[Dataset content]:
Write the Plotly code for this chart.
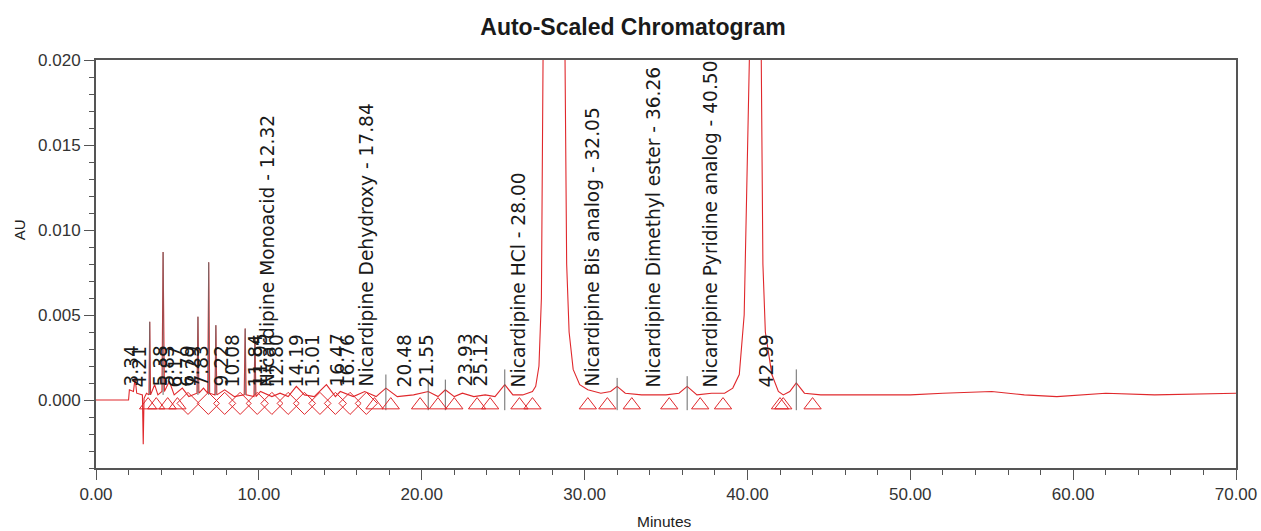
import plotly.graph_objects as go

# ---------------- data ----------------
rt_min = [0.0, 2.0, 2.05, 2.3, 2.4, 2.5, 2.85, 2.9, 2.95, 3.1,
          3.25, 3.3, 3.35, 3.6, 3.8, 4.05, 4.12, 4.2, 4.5, 4.8,
          5.3, 5.7, 6.2, 6.26, 6.32, 6.6, 6.86, 6.92, 6.98, 7.3,
          7.36, 7.42, 7.9, 8.5, 9.1, 9.16, 9.22, 9.7, 9.76, 9.82,
          10.1, 10.8, 11.3, 11.8, 12.3, 12.8, 13.4, 14.15, 14.7, 15.0,
          15.8, 16.5, 17.2, 17.8, 18.5, 19.5, 20.4, 21.0, 21.45, 22.0,
          22.5, 23.2, 23.9, 24.5, 25.1, 25.6, 26.2, 26.8, 27.0, 27.2,
          27.35, 27.45, 27.55, 28.7, 28.8, 28.9, 29.05, 29.3, 29.7, 30.2,
          31.0, 31.6, 32.0, 32.5, 33.5, 35.0, 35.8, 36.3, 36.9, 37.8,
          38.6, 39.1, 39.5, 39.8, 39.95, 40.05, 40.15, 40.75, 40.85, 40.95,
          41.1, 41.5, 41.9, 42.2, 42.6, 43.0, 43.5, 44.5, 47.0, 50.0,
          52.0, 55.0, 57.0, 59.0, 62.0, 65.0, 70.0]
absorbance_au = [0.0, 0.0, 0.0006, 0.0005, 0.0013, 0.0004, 0.0003, -0.0026, 0.0001, 0.0004,
                 0.0003, 0.0046, 0.0003, 0.0009, 0.0003, 0.0005, 0.0087, 0.0005, 0.0011, 0.0003,
                 0.0007, 0.0002, 0.0004, 0.0049, 0.0004, 0.0007, 0.0004, 0.0081, 0.0004, 0.0003,
                 0.0044, 0.0003, 0.0006, 0.0002, 0.0003, 0.0042, 0.0003, 0.0002, 0.0037, 0.0002,
                 0.0005, 0.0002, 0.0004, 0.0002, 0.0008, 0.0003, 0.0002, 0.0009, 0.0002, 0.0005,
                 0.0002, 0.0005, 0.0002, 0.0007, 0.0002, 0.0003, 0.0005, 0.0002, 0.0006, 0.0002,
                 0.0004, 0.0002, 0.0003, 0.0002, 0.0009, 0.0003, 0.0003, 0.0005, 0.0008, 0.0020,
                 0.0060, 0.0200, 0.0500, 0.0500, 0.0200, 0.0080, 0.0040, 0.0018, 0.0009, 0.0006,
                 0.0004, 0.0005, 0.0008, 0.0004, 0.0003, 0.0003, 0.0004, 0.0008, 0.0003, 0.0004,
                 0.0004, 0.0007, 0.0015, 0.0050, 0.0120, 0.0250, 0.0500, 0.0500, 0.0200, 0.0080,
                 0.0040, 0.0015, 0.0005, 0.0003, 0.0005, 0.0010, 0.0004, 0.0003, 0.0003, 0.0003,
                 0.0004, 0.0005, 0.0003, 0.0002, 0.0004, 0.0003, 0.0004]

# peak apex tick marks (dark vertical lines)
apex_rt = [3.3, 4.12, 6.26, 6.92, 7.36, 9.16, 9.76, 17.8, 20.4, 21.45, 25.1, 32.0, 36.3, 43.0]
apex_top = [0.0046, 0.0087, 0.0049, 0.0081, 0.0044, 0.0042, 0.0037,
            0.0015, 0.0012, 0.0012, 0.0018, 0.0013, 0.0014, 0.0018]
apex_bottom = [0.0003, 0.0003, 0.0003, 0.0003, 0.0003, 0.0003, 0.0003,
               -0.0006, -0.0006, -0.0006, -0.0006, -0.0006, -0.0006, -0.0006]

# integration start/end markers
triangle_rt = [3.2, 3.7, 4.4, 5.0, 17.1, 18.1, 19.9, 21.0, 22.0, 23.4, 24.2, 26.0, 26.8,
               30.2, 31.4, 32.9, 35.2, 37.1, 38.5, 42.0, 42.2, 44.0]
diamond_rt = [5.65, 6.9, 7.9, 8.85, 9.9, 10.8, 11.8, 12.8, 13.75, 14.7, 15.6, 16.6]

# peak labels and where they are drawn (minutes)
peak_labels = ["3.34", "4.21", "5.38", "5.83", "6.17", "6.79", "7.29", "7.83", "9.22", "10.08",
               "11.84", "11.95", "Nicardipine Monoacid - 12.32", "12.80", "14.19", "15.01",
               "16.47", "16.76", "Nicardipine Dehydroxy - 17.84", "20.48", "21.55", "23.93",
               "25.12", "Nicardipine HCl - 28.00", "Nicardipine Bis analog - 32.05",
               "Nicardipine Dimethyl ester - 36.26", "Nicardipine Pyridine analog - 40.50", "42.99"]
label_x = [2.15, 2.64, 3.93, 4.36, 4.85, 5.6, 5.95, 6.45, 7.68, 8.35,
           9.82, 10.07, 10.56, 11.11, 12.28, 13.32, 14.8, 15.41, 16.58, 18.97,
           20.32, 22.66, 23.58, 25.91, 30.46, 34.2, 37.7, 41.14]

x_ticks = [0, 10, 20, 30, 40, 50, 60, 70]
y_ticks = [0.0, 0.005, 0.010, 0.015, 0.020]

RED = "#e0282c"
SANS = "Liberation Sans, Arial, sans-serif"

fig = go.Figure()

fig.add_trace(go.Scatter(x=rt_min, y=absorbance_au, mode="lines",
                         line=dict(color=RED, width=1.1), hoverinfo="skip", showlegend=False))

ax, ay = [], []
for t, lo, hi in zip(apex_rt, apex_bottom, apex_top):
    ax += [t, t, None]
    ay += [lo, hi, None]
fig.add_trace(go.Scatter(x=ax, y=ay, mode="lines", line=dict(color="#6a6a6a", width=1),
                         hoverinfo="skip", showlegend=False))

fig.add_trace(go.Scatter(x=triangle_rt, y=[-0.0003] * len(triangle_rt), mode="markers",
                         marker=dict(symbol="triangle-up-open", size=15, color=RED,
                                     line=dict(color=RED, width=1)),
                         hoverinfo="skip", showlegend=False))
fig.add_trace(go.Scatter(x=diamond_rt, y=[-0.0002] * len(diamond_rt), mode="markers",
                         marker=dict(symbol="diamond-open", size=17, color=RED,
                                     line=dict(color=RED, width=1)),
                         hoverinfo="skip", showlegend=False))

for txt, xl in zip(peak_labels, label_x):
    fig.add_annotation(x=xl, y=0.00065, xref="x", yref="y", text=txt, showarrow=False,
                       textangle=-90, xanchor="center", yanchor="bottom",
                       font=dict(family="DejaVu Sans, sans-serif", size=18.6, color="#1a1a1a"))

fig.add_annotation(x=0.499, y=-0.132, xref="paper", yref="paper", text="Minutes",
                   xanchor="center", yanchor="middle",
                   showarrow=False, font=dict(family=SANS, size=15.5, color="#222"))
fig.add_annotation(x=-0.0675, y=0.583, xref="paper", yref="paper", text="AU", textangle=-90,
                   xanchor="center", yanchor="middle",
                   showarrow=False, font=dict(family=SANS, size=15, color="#222"))

fig.update_layout(
    width=1261, height=531,
    margin=dict(l=96, r=25, t=60, b=63, autoexpand=False),
    paper_bgcolor="white", plot_bgcolor="white",
    title=dict(text="<b>Auto-Scaled Chromatogram</b>", x=0.502, xanchor="center",
               y=0.949, yanchor="middle",
               font=dict(family=SANS, size=23, color="#1a1a1a")),
    showlegend=False,
)
fig.update_xaxes(range=[0, 70], tickvals=x_ticks, ticktext=[f"{v:.2f}" for v in x_ticks],
                 ticks="outside", ticklen=10, tickwidth=1, tickcolor="#555",
                 ticklabeloverflow="allow", automargin=False,
                 minor=dict(dtick=2, ticks="outside", ticklen=5, tickcolor="#555"),
                 showline=True, linecolor="#555", linewidth=2, mirror=True,
                 showgrid=False, zeroline=False,
                 tickfont=dict(family=SANS, size=17, color="#333"))
fig.update_yaxes(range=[-0.004, 0.020], tickvals=y_ticks, ticktext=[f"{v:.3f}" for v in y_ticks],
                 ticks="outside", ticklen=10, tickwidth=1, tickcolor="#555",
                 automargin=False,
                 minor=dict(dtick=0.001, ticks="outside", ticklen=5, tickcolor="#555"),
                 showline=True, linecolor="#555", linewidth=2, mirror=True,
                 showgrid=False, zeroline=False,
                 tickfont=dict(family=SANS, size=17, color="#333"))

fig.write_html("out.html")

[Aim]:
Starting at the first line of the material, output exactly the lines up to and including the one with "import plotly.graph_objects as go". Do not include the pictures.

[Solution for this task]:
Write the Plotly code for this chart.
import plotly.graph_objects as go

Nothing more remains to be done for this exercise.